Data provided =

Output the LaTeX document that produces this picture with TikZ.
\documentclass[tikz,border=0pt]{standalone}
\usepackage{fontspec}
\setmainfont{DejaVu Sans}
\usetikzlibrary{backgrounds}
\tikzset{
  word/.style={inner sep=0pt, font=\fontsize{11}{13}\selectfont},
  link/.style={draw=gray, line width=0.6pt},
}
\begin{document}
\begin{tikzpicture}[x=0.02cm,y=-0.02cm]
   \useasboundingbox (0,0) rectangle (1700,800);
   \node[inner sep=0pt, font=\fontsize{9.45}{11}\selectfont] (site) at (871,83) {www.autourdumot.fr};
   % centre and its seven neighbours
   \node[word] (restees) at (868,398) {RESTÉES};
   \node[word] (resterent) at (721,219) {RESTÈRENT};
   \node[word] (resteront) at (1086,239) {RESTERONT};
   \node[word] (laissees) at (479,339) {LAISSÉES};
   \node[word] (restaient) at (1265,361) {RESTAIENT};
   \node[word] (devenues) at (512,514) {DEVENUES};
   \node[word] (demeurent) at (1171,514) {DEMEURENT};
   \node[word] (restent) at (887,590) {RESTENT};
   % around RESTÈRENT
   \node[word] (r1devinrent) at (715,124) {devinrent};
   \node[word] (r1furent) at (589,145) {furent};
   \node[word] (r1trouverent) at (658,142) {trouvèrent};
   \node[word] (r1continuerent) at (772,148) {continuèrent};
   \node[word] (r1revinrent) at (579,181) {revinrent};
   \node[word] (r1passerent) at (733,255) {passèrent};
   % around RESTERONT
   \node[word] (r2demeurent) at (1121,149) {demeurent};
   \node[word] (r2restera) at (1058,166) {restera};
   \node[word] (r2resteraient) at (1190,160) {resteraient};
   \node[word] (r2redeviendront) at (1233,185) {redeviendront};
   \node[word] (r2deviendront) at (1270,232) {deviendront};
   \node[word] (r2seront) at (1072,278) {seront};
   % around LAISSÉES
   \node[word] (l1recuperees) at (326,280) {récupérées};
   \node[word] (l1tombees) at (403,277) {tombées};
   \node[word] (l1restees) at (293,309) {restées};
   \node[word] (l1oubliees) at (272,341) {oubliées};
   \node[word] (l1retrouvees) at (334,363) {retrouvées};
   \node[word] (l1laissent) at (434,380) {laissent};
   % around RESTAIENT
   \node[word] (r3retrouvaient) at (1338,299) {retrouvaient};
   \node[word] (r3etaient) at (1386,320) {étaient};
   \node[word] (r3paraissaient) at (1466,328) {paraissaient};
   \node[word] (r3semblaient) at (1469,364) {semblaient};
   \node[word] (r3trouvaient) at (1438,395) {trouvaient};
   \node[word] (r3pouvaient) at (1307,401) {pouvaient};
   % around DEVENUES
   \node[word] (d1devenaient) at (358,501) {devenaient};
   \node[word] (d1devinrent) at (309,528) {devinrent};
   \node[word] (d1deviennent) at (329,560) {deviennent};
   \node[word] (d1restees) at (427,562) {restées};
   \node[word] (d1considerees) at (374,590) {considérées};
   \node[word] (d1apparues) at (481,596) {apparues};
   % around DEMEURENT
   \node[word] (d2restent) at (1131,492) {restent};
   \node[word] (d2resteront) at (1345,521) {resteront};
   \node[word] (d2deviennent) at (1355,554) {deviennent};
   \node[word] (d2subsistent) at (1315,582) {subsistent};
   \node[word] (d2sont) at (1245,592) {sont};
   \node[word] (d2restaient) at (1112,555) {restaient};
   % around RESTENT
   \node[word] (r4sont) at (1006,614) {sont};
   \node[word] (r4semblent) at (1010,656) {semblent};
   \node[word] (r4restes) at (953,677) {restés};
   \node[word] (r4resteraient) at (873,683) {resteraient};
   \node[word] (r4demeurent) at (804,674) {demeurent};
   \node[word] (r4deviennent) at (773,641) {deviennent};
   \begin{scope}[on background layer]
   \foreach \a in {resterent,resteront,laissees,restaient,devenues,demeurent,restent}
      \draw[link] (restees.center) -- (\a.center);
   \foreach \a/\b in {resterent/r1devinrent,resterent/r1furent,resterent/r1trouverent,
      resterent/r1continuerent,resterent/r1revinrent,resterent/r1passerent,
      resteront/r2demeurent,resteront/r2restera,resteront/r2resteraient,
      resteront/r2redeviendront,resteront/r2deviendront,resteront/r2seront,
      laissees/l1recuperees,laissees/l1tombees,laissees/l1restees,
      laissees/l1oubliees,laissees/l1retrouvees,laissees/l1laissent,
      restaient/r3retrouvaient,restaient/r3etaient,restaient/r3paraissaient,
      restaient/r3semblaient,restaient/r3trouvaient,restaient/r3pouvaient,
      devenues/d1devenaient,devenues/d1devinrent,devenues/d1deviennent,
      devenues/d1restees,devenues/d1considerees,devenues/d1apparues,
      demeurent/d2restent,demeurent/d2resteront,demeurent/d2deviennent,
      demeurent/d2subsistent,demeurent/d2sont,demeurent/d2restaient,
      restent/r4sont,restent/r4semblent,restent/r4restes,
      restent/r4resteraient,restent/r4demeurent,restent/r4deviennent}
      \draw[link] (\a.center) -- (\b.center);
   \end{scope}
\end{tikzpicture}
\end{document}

Challenge =
Take the listing above and set it down exactly.

Correct answer =
Output the LaTeX document that produces this picture with TikZ.
\documentclass[tikz,border=0pt]{standalone}
\usepackage{fontspec}
\setmainfont{DejaVu Sans}
\usetikzlibrary{backgrounds}
\tikzset{
  word/.style={inner sep=0pt, font=\fontsize{11}{13}\selectfont},
  link/.style={draw=gray, line width=0.6pt},
}
\begin{document}
\begin{tikzpicture}[x=0.02cm,y=-0.02cm]
   \useasboundingbox (0,0) rectangle (1700,800);
   \node[inner sep=0pt, font=\fontsize{9.45}{11}\selectfont] (site) at (871,83) {www.autourdumot.fr};
   % centre and its seven neighbours
   \node[word] (restees) at (868,398) {RESTÉES};
   \node[word] (resterent) at (721,219) {RESTÈRENT};
   \node[word] (resteront) at (1086,239) {RESTERONT};
   \node[word] (laissees) at (479,339) {LAISSÉES};
   \node[word] (restaient) at (1265,361) {RESTAIENT};
   \node[word] (devenues) at (512,514) {DEVENUES};
   \node[word] (demeurent) at (1171,514) {DEMEURENT};
   \node[word] (restent) at (887,590) {RESTENT};
   % around RESTÈRENT
   \node[word] (r1devinrent) at (715,124) {devinrent};
   \node[word] (r1furent) at (589,145) {furent};
   \node[word] (r1trouverent) at (658,142) {trouvèrent};
   \node[word] (r1continuerent) at (772,148) {continuèrent};
   \node[word] (r1revinrent) at (579,181) {revinrent};
   \node[word] (r1passerent) at (733,255) {passèrent};
   % around RESTERONT
   \node[word] (r2demeurent) at (1121,149) {demeurent};
   \node[word] (r2restera) at (1058,166) {restera};
   \node[word] (r2resteraient) at (1190,160) {resteraient};
   \node[word] (r2redeviendront) at (1233,185) {redeviendront};
   \node[word] (r2deviendront) at (1270,232) {deviendront};
   \node[word] (r2seront) at (1072,278) {seront};
   % around LAISSÉES
   \node[word] (l1recuperees) at (326,280) {récupérées};
   \node[word] (l1tombees) at (403,277) {tombées};
   \node[word] (l1restees) at (293,309) {restées};
   \node[word] (l1oubliees) at (272,341) {oubliées};
   \node[word] (l1retrouvees) at (334,363) {retrouvées};
   \node[word] (l1laissent) at (434,380) {laissent};
   % around RESTAIENT
   \node[word] (r3retrouvaient) at (1338,299) {retrouvaient};
   \node[word] (r3etaient) at (1386,320) {étaient};
   \node[word] (r3paraissaient) at (1466,328) {paraissaient};
   \node[word] (r3semblaient) at (1469,364) {semblaient};
   \node[word] (r3trouvaient) at (1438,395) {trouvaient};
   \node[word] (r3pouvaient) at (1307,401) {pouvaient};
   % around DEVENUES
   \node[word] (d1devenaient) at (358,501) {devenaient};
   \node[word] (d1devinrent) at (309,528) {devinrent};
   \node[word] (d1deviennent) at (329,560) {deviennent};
   \node[word] (d1restees) at (427,562) {restées};
   \node[word] (d1considerees) at (374,590) {considérées};
   \node[word] (d1apparues) at (481,596) {apparues};
   % around DEMEURENT
   \node[word] (d2restent) at (1131,492) {restent};
   \node[word] (d2resteront) at (1345,521) {resteront};
   \node[word] (d2deviennent) at (1355,554) {deviennent};
   \node[word] (d2subsistent) at (1315,582) {subsistent};
   \node[word] (d2sont) at (1245,592) {sont};
   \node[word] (d2restaient) at (1112,555) {restaient};
   % around RESTENT
   \node[word] (r4sont) at (1006,614) {sont};
   \node[word] (r4semblent) at (1010,656) {semblent};
   \node[word] (r4restes) at (953,677) {restés};
   \node[word] (r4resteraient) at (873,683) {resteraient};
   \node[word] (r4demeurent) at (804,674) {demeurent};
   \node[word] (r4deviennent) at (773,641) {deviennent};
   \begin{scope}[on background layer]
   \foreach \a in {resterent,resteront,laissees,restaient,devenues,demeurent,restent}
      \draw[link] (restees.center) -- (\a.center);
   \foreach \a/\b in {resterent/r1devinrent,resterent/r1furent,resterent/r1trouverent,
      resterent/r1continuerent,resterent/r1revinrent,resterent/r1passerent,
      resteront/r2demeurent,resteront/r2restera,resteront/r2resteraient,
      resteront/r2redeviendront,resteront/r2deviendront,resteront/r2seront,
      laissees/l1recuperees,laissees/l1tombees,laissees/l1restees,
      laissees/l1oubliees,laissees/l1retrouvees,laissees/l1laissent,
      restaient/r3retrouvaient,restaient/r3etaient,restaient/r3paraissaient,
      restaient/r3semblaient,restaient/r3trouvaient,restaient/r3pouvaient,
      devenues/d1devenaient,devenues/d1devinrent,devenues/d1deviennent,
      devenues/d1restees,devenues/d1considerees,devenues/d1apparues,
      demeurent/d2restent,demeurent/d2resteront,demeurent/d2deviennent,
      demeurent/d2subsistent,demeurent/d2sont,demeurent/d2restaient,
      restent/r4sont,restent/r4semblent,restent/r4restes,
      restent/r4resteraient,restent/r4demeurent,restent/r4deviennent}
      \draw[link] (\a.center) -- (\b.center);
   \end{scope}
\end{tikzpicture}
\end{document}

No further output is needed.